Sources: Qualcomm WiFi 6 Performance Whitepaper; Broadcom WiFi 6/6E Throughput Benchmarks; IEEE 802.11ax-2021 Table 27-42 (HE-MCS mapping). See the main MIMO Guide References for full citations.

Key finding: On 6 GHz (WiFi 6E), a 4×4 module achieves approximately 2.2× the real TCP throughput of a 2×2 module under identical channel conditions, compared to the theoretical 2× PHY scaling. The combination of 4 spatial streams, reduced interference on 6 GHz, and OFDMA efficiency accounts for the higher utilization rate.

3. Concurrent Client Capacity

For network architects, concurrent client capacity is often more critical than peak throughput. A 4×4 MU-MIMO radio can serve up to 4 clients simultaneously on different spatial streams, while also leveraging OFDMA to subdivide each stream into resource units for additional clients.

Metric	2×2 WiFi 6	4×4 WiFi 6
Max concurrent clients (sustained)	20–35	80–120+
MU-MIMO simultaneous clients	2	4
OFDMA RU allocation (80 MHz)	Up to 37 RUs (26-tone)	Up to 37 RUs (26-tone)
Per-client throughput @ 50% load	15–30 Mbps	25–50 Mbps
99th percentile latency @ 70% load	20–30 ms	<10 ms

Sources: Cisco WiFi 6 Design Guide — High-Density Best Practices; Aruba Networks 802.11ax Capacity Planning Whitepaper.

4. Power and Thermal Scaling Considerations

The transition from 2×2 to 4×4 carries significant power and thermal implications that must be factored into infrastructure planning:

Parameter	2×2 Module	4×4 Module	Delta
Active TX current (@3.3V)	700–900 mA	1.5–2.2 A	+80–144%
Active power consumption	2.5–3.0 W	5.5–7.3 W	+2×
Antenna count required	2	4	+2
Antenna system cost	$2–5	$6–15	+2–3×
Thermal design requirement	Passive (most cases)	Heatsink or active cooling	Increased

For PoE-powered deployments, note that a 4×4 module drawing 7+ W may exceed the budget of 802.3af (15.4 W) when combined with host processor and peripheral power, necessitating 802.3at (30 W) or 802.3bt (60/90 W) PoE+ injectors.

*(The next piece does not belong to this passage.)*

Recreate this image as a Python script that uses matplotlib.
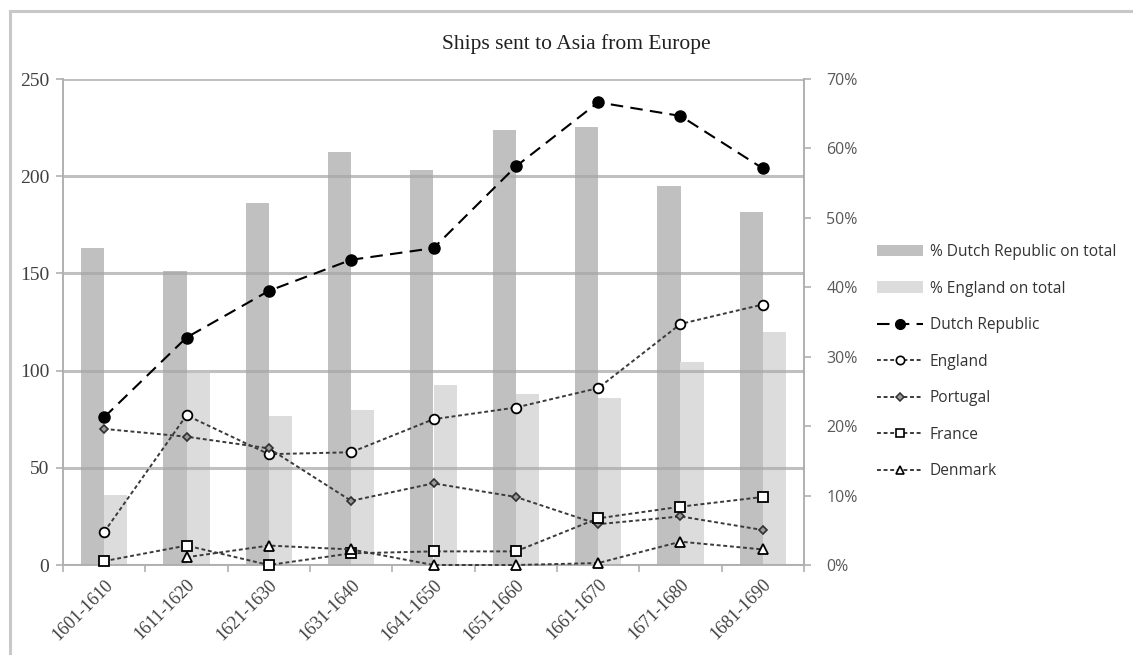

5. Bandwidth Planning Methodology

We recommend a three-stage approach to MIMO capacity planning for WiFi 6/6E network upgrades:

Stage 1: Demand Characterization

Inventory all device types and their bandwidth requirements (peak and sustained)
Measure concurrent client count at busy hour
Identify latency-sensitive applications (VoIP, video conferencing, real-time control)
Calculate aggregate throughput requirement: Σ(client_count × per_client_throughput_SLA)

Stage 2: Capacity Mapping

If aggregate requirement < 600 Mbps and client count < 35: 2×2 WiFi 6 is sufficient
If aggregate requirement 600 Mbps–1.2 Gbps or client count 35–80: Consider mixed 2×2/4×4 deployment
If aggregate requirement > 1.2 Gbps or client count > 80: 4×4 WiFi 6/6E is indicated
For 6 GHz band deployments: 4×4 recommended for any greenfield installation to maximize the new spectrum investment

Stage 3: Infrastructure Audit

Verify switch PoE budget supports 4×4 module power requirements
Confirm antenna system supports 4 spatial streams with ≥15 dB isolation between elements
Validate thermal design for sealed enclosures if deploying 4×4 modules
Review client device MIMO capability — 4×4 APs deliver full benefit only to 4×4 clients, though MU-MIMO improves efficiency for mixed-client environments

📑 Real-World Chipset Reference: The Qualcomm IPQ8074 and MediaTek MT7986A platforms integrate 4×4 WiFi 6 with quad-core ARM CPUs for carrier-grade CPE and enterprise APs. These platforms deliver 1.5+ Gbps TCP throughput on 160 MHz channels, sufficient to backhaul fiber-grade broadband connections over wireless links up to 5 km with appropriate directional antennas.